Brazil targets inbound investors with privatisation plan
At a time of declining global cross-border activity, Brazil is bucking the trend, rising to eleventh in the league of top target markets for inbound investment and for several reasons.
The devaluation of the Real means assets are increasingly attractive to foreign investors, while the lowering of interest rates to 4.5% as of December 2019 is helping local banks to finance deals on attractive terms.
A huge programme of proposed privatisations is in the pipeline, drawing interest from a range of international investors, including corporates, PE, infrastructure, pension and sovereign wealth funds.
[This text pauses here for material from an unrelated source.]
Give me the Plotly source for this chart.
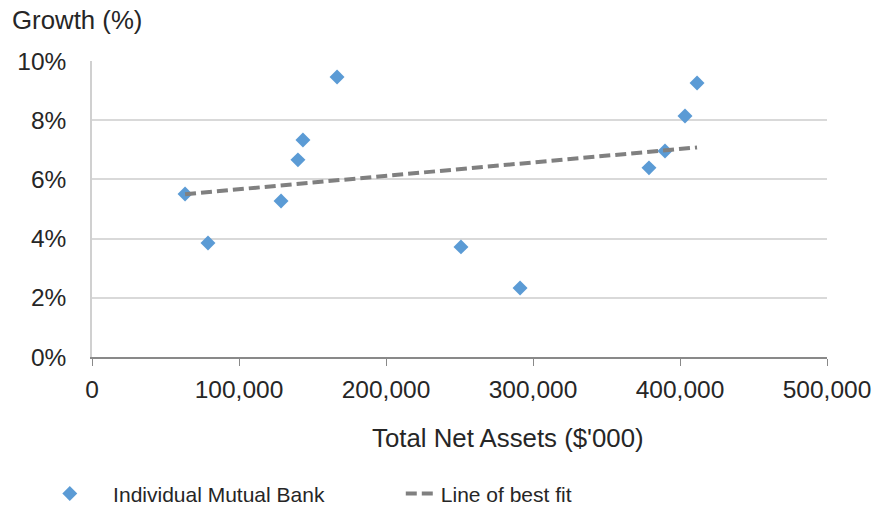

At the federal level, over 100 companies are lined up for sale, while, within key states such as São Paulo and Minas Gerais, power distribution, mining, toll roads, and water and sanitation companies could also be on the slate.
The sell-off process has been boosted by a Supreme Court decision in June allowing state companies to dispose of subsidiaries without Congressional approval.
On top of that, BNDES, the national development bank, is selling up to 80% of its assets worth USD29bn, and Petrobras, the oil giant, continues to divest through direct disposals or capital market issues.
The Bolsonaro government remains controversial and Brazilian politics continues to be rather volatile. But investors appear confident that deregulation and the marketfriendly policies it is implementing will continue to yield opportunities and further increase foreign direct investment before the next round of presidential elections in 2022.